So they laid their hopes away
They buried all their dreams about the kingdom He proclaimed
And they sealed them in the grave
As a holy silence fell on all Jerusalem
But the Pharisees were restless
Pilate had no peace
And Peter's heart was reckless
Mary couldn't sleep
But God rested
Six days shall you labor
The seventh is the Lord's
In six He made the earth and all the heavens
But He rested on the seventh
He worked till it was finished
And the seventh day, He blessed it
He said that it was good
And the seventh day, He blessed it
Andrew Peterson, "God Rested"
50 Now there was a man named Joseph, from the Jewish town of Arimathea. He was a member of the council, a good and righteous man, 51 who had not consented to their decision and action; and he was looking for the kingdom of God. 52 This man went to Pilate and asked for the body of Jesus. 53 Then he took it down and wrapped it in a linen shroud and laid him in a tomb cut in stone, where no one had ever yet been laid. 54 It was the day of Preparation, and the Sabbath was beginning. 55 The women who had come with him from Galilee followed and saw the tomb and how his body was laid. 56 Then they returned and prepared spices and ointments.
On the Sabbath they rested according to the commandment.
For hundreds of years prior to Jesus, the chosen people of God had kept a sacred rhythm: work six days, rest on the seventh… work six days, rest on the seventh… work six days, rest on the seventh. Because Jesus' crucifixion took place on Friday, the sixth day of the week, Joseph and the others hurried to bury him before Sabbath began at sundown.
In reflecting on his song lyrics quoted above, Andrew Peterson wrote: "If it’s true that God is outside of time, then it follows that he knew at creation, and when he established the Sabbath as a day of rest, that he was foreshadowing the Saturday when his son’s body would rest in the tomb."
As Jesus was bringing about a New Creation in this holiest of weeks, He was re-enacting the rhythm of His creative work in the beginning.
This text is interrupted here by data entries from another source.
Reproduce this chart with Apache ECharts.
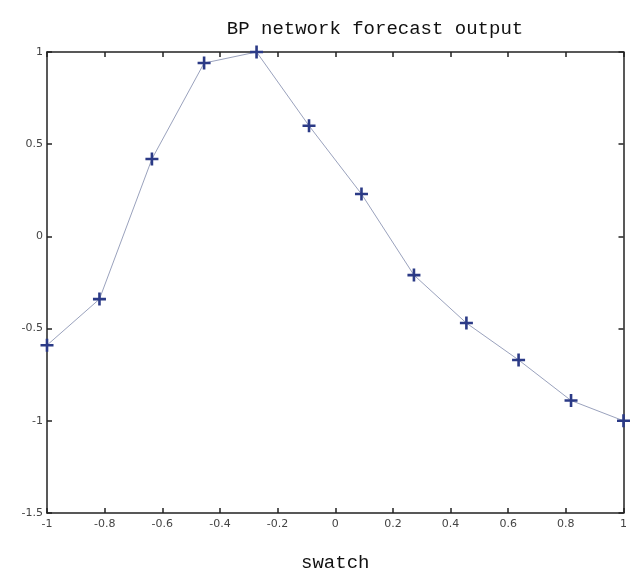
<!DOCTYPE html>
<html>
<head>
<meta charset="utf-8">
<script src="https://cdn.jsdelivr.net/npm/echarts@6/dist/echarts.min.js"></script>
<style>
  html, body { margin: 0; padding: 0; background: #fff; }
  #chart { width: 630px; height: 577px; }
</style>
</head>
<body>
<div id="chart"></div>
<script>
// 输入样本（横轴）
const xValues = [-1, -0.818, -0.636, -0.455, -0.273, -0.091, 0.091, 0.273, 0.455, 0.636, 0.818, 1]
// 网络预测输出
const yValues = [-0.59, -0.34, 0.42, 0.94, 1.0, 0.60, 0.23, -0.21, -0.47, -0.67, -0.89, -1.0]

const titleText = 'BP network forecast output'
const xAxisName = 'swatch'

// 十字标记
const plusSymbol = 'path://M4,0 L6,0 L6,4 L10,4 L10,6 L6,6 L6,10 L4,10 L4,6 L0,6 L0,4 L4,4 Z'

const chart = echarts.init(document.getElementById('chart'))

// 坐标轴不要贴在0上，围成一个框
const axisLine = { show: true, onZero: false, lineStyle: { color: '#222', width: 1.5 } }
const tickStyle = { show: true, inside: true, length: 5, lineStyle: { color: '#222', width: 1.5 } }
const labelStyle = { color: '#444', fontFamily: 'DejaVu Sans', fontSize: 11 }

chart.setOption({
	animation: false,
	backgroundColor: '#fff',
	title: {
		text: titleText,
		left: 370,
		top: 14,
		textAlign: 'center',
		textStyle: { fontFamily: 'Liberation Mono', fontSize: 19, fontWeight: 'normal', color: '#111' }
	},
	grid: { left: 47, right: 3, top: 52, bottom: 60 },
	xAxis: [
		{
			type: 'value', min: -1, max: 1, interval: 0.2,
			position: 'bottom',
			name: xAxisName, nameLocation: 'middle', nameGap: 40,
			nameTextStyle: { fontFamily: 'Liberation Mono', fontSize: 19, color: '#111' },
			axisLine, axisTick: tickStyle,
			axisLabel: { ...labelStyle, margin: 6 },
			splitLine: { show: false }
		},
		{
			type: 'value', min: -1, max: 1, interval: 0.2,
			position: 'top',
			axisLine, axisTick: tickStyle,
			axisLabel: { show: false },
			splitLine: { show: false }
		}
	],
	yAxis: [
		{
			type: 'value', min: -1.5, max: 1, interval: 0.5,
			position: 'left',
			axisLine, axisTick: tickStyle,
			axisLabel: { ...labelStyle, margin: 4 },
			splitLine: { show: false }
		},
		{
			type: 'value', min: -1.5, max: 1, interval: 0.5,
			position: 'right',
			axisLine, axisTick: tickStyle,
			axisLabel: { show: false },
			splitLine: { show: false }
		}
	],
	series: [
		{
			type: 'line',
			data: xValues.map((x, i) => [x, yValues[i]]),
			symbol: plusSymbol,
			symbolSize: 13,
			showAllSymbol: true,
			clip: false,
			lineStyle: { color: '#9aa2bd', width: 1 },
			itemStyle: { color: '#2b3a86' }
		}
	]
})
</script>
</body>
</html>
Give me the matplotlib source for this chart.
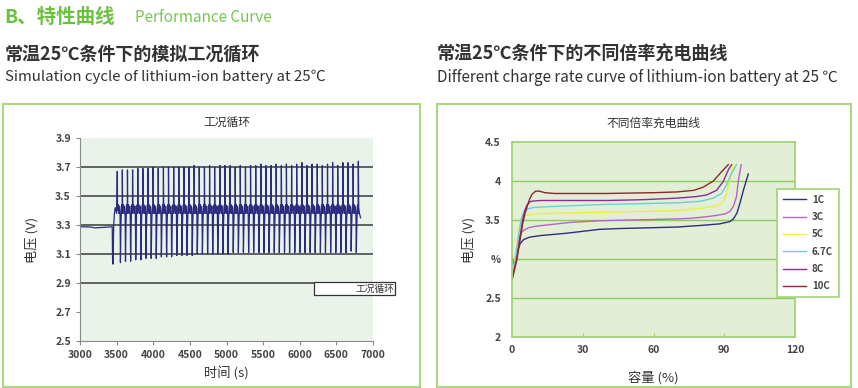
import matplotlib.pyplot as plt
import numpy as np
from matplotlib.patches import Rectangle

plt.rcParams['font.family'] = ['Noto Sans CJK SC', 'DejaVu Sans']

# ---- 左图: 工况循环 ----
pre_t = [3000, 3150, 3200, 3300, 3440, 3445, 3452, 3460, 3470, 3480, 3490, 3500]
pre_v = [3.288, 3.286, 3.280, 3.283, 3.288, 3.05, 3.03, 3.30, 3.38, 3.42, 3.40, 3.38]
spike_t = [3509, 3578, 3648, 3718, 3789, 3858, 3929, 3998, 4068, 4139, 4208, 4279,
           4349, 4418, 4489, 4558, 4628, 4699, 4769, 4838, 4909, 4978, 5049, 5119,
           5188, 5259, 5328, 5399, 5469, 5538, 5609, 5678, 5749, 5818, 5889, 5958,
           6029, 6099, 6168, 6239, 6308, 6379, 6449, 6518, 6589, 6659, 6729, 6800]
peaks = [3.67, 3.68, 3.68, 3.68, 3.69, 3.69, 3.69, 3.70, 3.69, 3.70, 3.70, 3.70,
         3.70, 3.70, 3.70, 3.71, 3.70, 3.70, 3.71, 3.70, 3.71, 3.71, 3.71, 3.70,
         3.71, 3.70, 3.71, 3.71, 3.72, 3.71, 3.71, 3.72, 3.71, 3.72, 3.71, 3.72,
         3.73, 3.71, 3.72, 3.72, 3.71, 3.72, 3.73, 3.71, 3.73, 3.73, 3.72, 3.74]
lows = [3.04, 3.05, 3.05, 3.06, 3.06, 3.07, 3.07, 3.07, 3.08, 3.08, 3.08, 3.09,
        3.09, 3.09, 3.09, 3.10, 3.10, 3.10, 3.10, 3.10, 3.10, 3.10, 3.11, 3.11,
        3.11, 3.11, 3.11, 3.11, 3.11, 3.11, 3.11, 3.11, 3.11, 3.11, 3.11, 3.11,
        3.11, 3.11, 3.11, 3.11, 3.11, 3.11, 3.11, 3.11, 3.11, 3.12, 3.11, 3.11]
# 每个循环内的平台段 (相对时间, 电压)
plateau_a = [(4, 3.40), (13, 3.44), (22, 3.38), (31, 3.43), (38, 3.37)]
plateau_b = [(50, 3.30), (56, 3.41), (63, 3.44), (68, 3.38)]
low_dt = 43
end_t = [6805, 6815, 6830]
end_v = [3.42, 3.38, 3.35]

# ---- 右图: 不同倍率充电曲线 ----
rates = ['1C', '3C', '5C', '6.7C', '8C', '10C']
colors = ['#2e2e7e', '#b864c4', '#eeee44', '#66d2d8', '#8e2c96', '#8a2a2a']
cap = {
    '1C':   [0, 0.7, 1.5, 2.5, 3.5, 5, 7.5, 12, 23, 37, 45, 58, 70, 80, 88, 92.4,
             93.8, 95.4, 96.6, 98.1, 100.2],
    '3C':   [0, 1, 2, 3, 4, 5, 7, 10, 16, 25, 37, 50, 65, 75, 82, 87, 90.5, 92.4,
             93.8, 95.2, 96, 97.2],
    '5C':   [0, 1.5, 2.5, 3.5, 4.5, 6, 10, 23, 40, 55, 70, 80, 86.7, 89.5, 91, 92.4, 93.8],
    '6.7C': [0, 1.5, 3, 4, 5, 6.5, 9, 15, 23, 40, 55, 70, 80, 85.3, 88.8, 91, 93.1, 95.2],
    '8C':   [0, 2, 3.5, 4.5, 5.5, 6.5, 8, 12, 23, 40, 55, 70, 78, 82.5, 86.7, 89.5,
             91.7, 93.1],
    '10C':  [0, 2, 3.4, 4.5, 5.5, 6.5, 7.5, 8.5, 10, 11.5, 14, 18, 40, 60, 70, 77,
             81, 85.4, 88.9, 91.7],
}
volt = {
    '1C':   [3.03, 2.92, 2.98, 3.12, 3.20, 3.25, 3.28, 3.30, 3.33, 3.38, 3.39, 3.40,
             3.41, 3.43, 3.45, 3.48, 3.51, 3.59, 3.71, 3.88, 4.09],
    '3C':   [2.73, 2.95, 3.15, 3.27, 3.34, 3.37, 3.40, 3.42, 3.44, 3.47, 3.49, 3.50,
             3.51, 3.52, 3.54, 3.56, 3.58, 3.61, 3.67, 3.80, 4.01, 4.21],
    '5C':   [2.75, 3.05, 3.30, 3.47, 3.53, 3.56, 3.58, 3.59, 3.60, 3.61, 3.62, 3.65,
             3.68, 3.73, 3.84, 4.01, 4.21],
    '6.7C': [2.75, 3.00, 3.35, 3.52, 3.60, 3.64, 3.66, 3.67, 3.68, 3.70, 3.71, 3.72,
             3.74, 3.78, 3.84, 3.95, 4.10, 4.21],
    '8C':   [2.75, 3.00, 3.30, 3.50, 3.63, 3.70, 3.74, 3.75, 3.75, 3.75, 3.76, 3.78,
             3.80, 3.82, 3.88, 3.99, 4.14, 4.21],
    '10C':  [2.73, 2.98, 3.24, 3.45, 3.58, 3.68, 3.77, 3.83, 3.87, 3.87, 3.85, 3.84,
             3.84, 3.85, 3.86, 3.88, 3.92, 4.00, 4.12, 4.21],
}
r_yticks = [2, 2.5, 3, 3.5, 4, 4.5]
r_yticklabels = ['2', '2.5', '%', '3.5', '4', '4.5']

W, H = 858, 388
fig = plt.figure(figsize=(W / 100, H / 100), dpi=100)


def fx(x):
    return x / W


def fy(y):
    return 1 - y / H


# 外框
for x0, x1 in [(3, 420), (437, 851)]:
    fig.patches.append(Rectangle((fx(x0), fy(387)), fx(x1 - x0), (387 - 104) / H,
                                 transform=fig.transFigure, fill=False,
                                 edgecolor='#a8d880', lw=1.5))

# 顶部文字
fig.text(fx(4), fy(17), 'B、特性曲线', color='#6cc040', fontsize=14, va='center', weight='bold')
fig.text(fx(135), fy(18), 'Performance Curve', color='#78c850', fontsize=11, va='center')
fig.text(fx(5), fy(54), '常温25℃条件下的模拟工况循环', color='#333333', fontsize=13,
         va='center', weight='bold')
fig.text(fx(5), fy(77), 'Simulation cycle of lithium-ion battery at 25℃', color='#333333',
         fontsize=10.8, va='center')
fig.text(fx(437), fy(54), '常温25℃条件下的不同倍率充电曲线', color='#333333', fontsize=13,
         va='center', weight='bold')
fig.text(fx(437), fy(77), 'Different charge rate curve of lithium-ion battery at 25 ℃',
         color='#333333', fontsize=11, va='center')

tick_font = dict(fontsize=7.5, color='#444444', weight='bold')

# 左图
t = list(pre_t)
v = list(pre_v)
for i, s in enumerate(spike_t):
    t.append(s)
    v.append(peaks[i])
    if i == len(spike_t) - 1:
        break
    for dt, vv in plateau_a:
        t.append(s + dt)
        v.append(vv)
    t.append(s + low_dt)
    v.append(lows[i])
    for dt, vv in plateau_b:
        t.append(s + dt)
        v.append(vv)
t += end_t
v += end_v

ax1 = fig.add_axes([fx(80), fy(341), fx(293), 203 / H])
ax1.set_facecolor('#e9f3ea')
ax1.plot(t, v, color='#2b2b80', lw=0.9)
ax1.set_xlim(3000, 7000)
ax1.set_ylim(2.5, 3.9)
xt = np.arange(3000, 7001, 500)
ax1.set_xticks(xt)
ax1.set_xticklabels([str(x) for x in xt], **tick_font)
yt = [2.5, 2.7, 2.9, 3.1, 3.3, 3.5, 3.7, 3.9]
ax1.set_yticks(yt)
ax1.set_yticklabels(['%.1f' % y for y in yt], **tick_font)
for gv in [2.9, 3.1, 3.3, 3.5, 3.7]:
    ax1.axhline(gv, color='#3a3a3a', lw=1.1, zorder=0.5)
for sp in ['top', 'right']:
    ax1.spines[sp].set_visible(False)
for sp in ['left', 'bottom']:
    ax1.spines[sp].set_color('#8a8a8a')
ax1.tick_params(length=3, width=0.8, color='#8a8a8a')
ax1.set_title('工况循环', fontsize=8.5, color='#333333', pad=9)
ax1.set_xlabel('时间 (s)', fontsize=9.5, color='#333333', labelpad=5)
ax1.set_ylabel('电压 (V)', fontsize=9.5, color='#333333', labelpad=12)
# 图例框
ax1.add_patch(Rectangle((0.799, 0.227), 0.276, 0.063, transform=ax1.transAxes,
                        facecolor='white', edgecolor='#333333', lw=0.9,
                        clip_on=False, zorder=5))
ax1.text(1.072, 0.2585, '工况循环', transform=ax1.transAxes, ha='right', va='center',
         fontsize=7, color='#333333', zorder=6, clip_on=False)

# 右图
ax2 = fig.add_axes([fx(512), fy(337), fx(283), 195 / H])
ax2.set_facecolor('#e2eed6')
for r, c in zip(rates, colors):
    ax2.plot(cap[r], volt[r], color=c, lw=1.0, label=r)
ax2.set_xlim(0, 120)
ax2.set_ylim(2, 4.5)
ax2.set_xticks([0, 30, 60, 90, 120])
ax2.set_xticklabels(['0', '30', '60', '90', '120'], **tick_font)
ax2.set_yticks(r_yticks)
ax2.set_yticklabels(r_yticklabels, **tick_font)
for gv in [2.5, 3, 3.5, 4]:
    ax2.axhline(gv, color='#8ccc60', lw=1.0, zorder=0.5)
for sp in ax2.spines.values():
    sp.set_color('#a0d478')
    sp.set_linewidth(1.3)
ax2.tick_params(axis='x', direction='in', length=3, width=0.8, color='#a0d478', pad=6)
ax2.tick_params(axis='y', length=0, pad=8)
ax2.set_title('不同倍率充电曲线', fontsize=8.5, color='#333333', pad=11)
ax2.set_xlabel('容量 (%)', fontsize=9.5, color='#333333', labelpad=11)
ax2.set_ylabel('电压 (V)', fontsize=9.5, color='#333333', labelpad=7)
leg2 = ax2.legend(loc='upper left', bbox_to_anchor=((777 - 512) / 283, 1 - (189 - 142) / 195),
                  prop=dict(size=7, weight='bold'), frameon=True, fancybox=False,
                  handlelength=2.4, handletextpad=0.6, labelspacing=0.75,
                  borderpad=0.6, borderaxespad=0)
for txt in leg2.get_texts():
    txt.set_color('#444444')
leg2.get_frame().set_edgecolor('#a0d478')
leg2.get_frame().set_linewidth(1.2)
leg2.get_frame().set_alpha(1)

fig.savefig('out.png', dpi=100)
On Friday, Jesus said, "It is finished." On Saturday, He rested.
Begin your prayer time today by reflecting on the finished work of Jesus on the cross. If you participated in the Good Friday service last night, look down at the black heart on your hand. Jesus’ sacrifice cost Him everything, and He did it all for you and me. In gratitude, pray these words from Psalm 92, a Psalm written for the Sabbath:
Psalm 92:1-5 (NLT)
1 It is good to give thanks to the Lord,
to sing praises to the Most High.
2 It is good to proclaim your unfailing love in the morning,
your faithfulness in the evening,
3 accompanied by a ten-stringed instrument, a harp,
and the melody of a lyre.
4 You thrill me, Lord, with all you have done for me!
I sing for joy because of what you have done.
5 O Lord, what great works you do!
And how deep are your thoughts.
As Jesus lay in the tomb, His disciples observed the Sabbath. Not knowing what was coming on Sunday, it must have been the saddest and most frightening Sabbath any of them had ever known. Still, they were called to rest, not to work—which forced them to entrust their protection and provision to the Lord.
Let's join them. To the degree you are able, choose to unplug today. Go outside and take a long walk. Read a book. Play a board game. Put up a hammock. Linger around the table longer than normal after a meal. Take a nap. Write in a journal. Play with your kids. Sit in a rocking chair. Let the day go by slowly. Savor the day of rest. Reflect on the finished work of Christ. Most of all, anticipate the Resurrection.